I wish to determine the limit of $a_n$, where we recursively define:
$$a_n= a_{n-1} \left(1+ \frac{1}{\sqrt n}\right)$$ where $a_0=1$
I already noticed it is increasing, because $$a_n - a_{n-1}= \frac{1}{\sqrt{n}}a_{n-1}>0 $$ Since all terms are strictly positive. (alternatively, we could form a better argument via induction).
edit:
Base case: $a_1 = 2 > 1 = a_0$.
Hypothesis: $a_k > a_{k-1}$
Step: $a _ {k+1}= a_{k} \left(1+ \frac{1}{\sqrt n}\right)>a_{k-1} \left(1+ \frac{1}{\sqrt n}\right)=a_k $ Therefore $a_n >a_{n-1}$ for all $n$ and the sequence is increasing.
I plotted some terms and this seems to grow exponentially, how would I prove it diverges? I think I need to show it is unbounded.I tried the ratio test for sequences but this is inconclusive as the ratio tends to $1$.

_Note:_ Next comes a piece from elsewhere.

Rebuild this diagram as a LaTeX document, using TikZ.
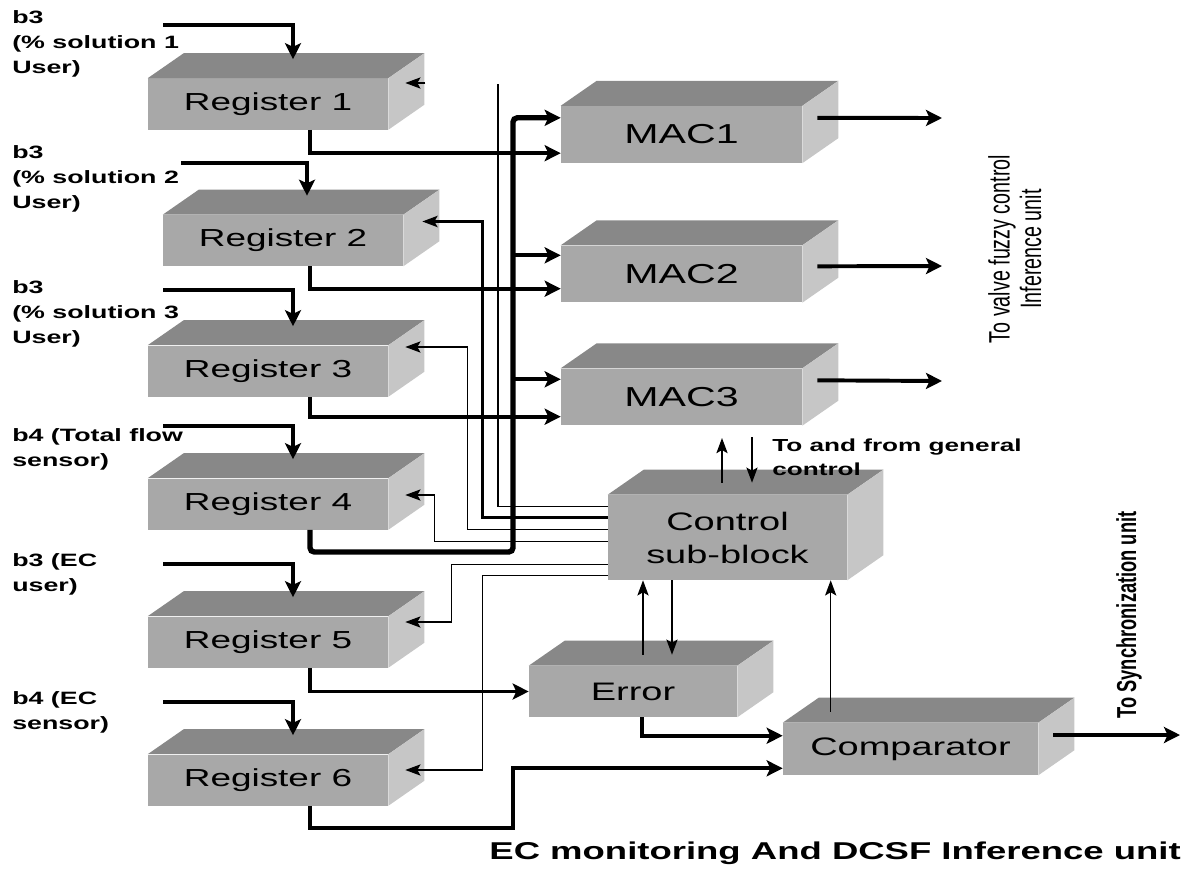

Further to my comment, starting with $$a_n = a_{n-1}\left(1+\frac{1}{\sqrt{n}}\right)=a_{n-2}\left(1+\frac{1}{\sqrt{n-1}}\right)\left(1+\frac{1}{\sqrt{n}}\right)=\\ a_0\prod\limits_{k=1}^n\left(1+\frac{1}{\sqrt{k}}\right)\geq \left(1+\frac{1}{\sqrt{n}}\right)^n= \left(\left(1+\frac{1}{\sqrt{n}}\right)^{\sqrt{n}}\right)^{\sqrt{n}} \geq ...$$ and applying Bernoulli's inequality $$...\geq \left(1+\frac{\sqrt{n}}{\sqrt{n}}\right)^{\sqrt{n}}=2^{\sqrt{n}}$$ As a result $$a_n \geq 2^{\sqrt{n}}$$ and the result follows, i.e. the sequence is unbounded and diverges.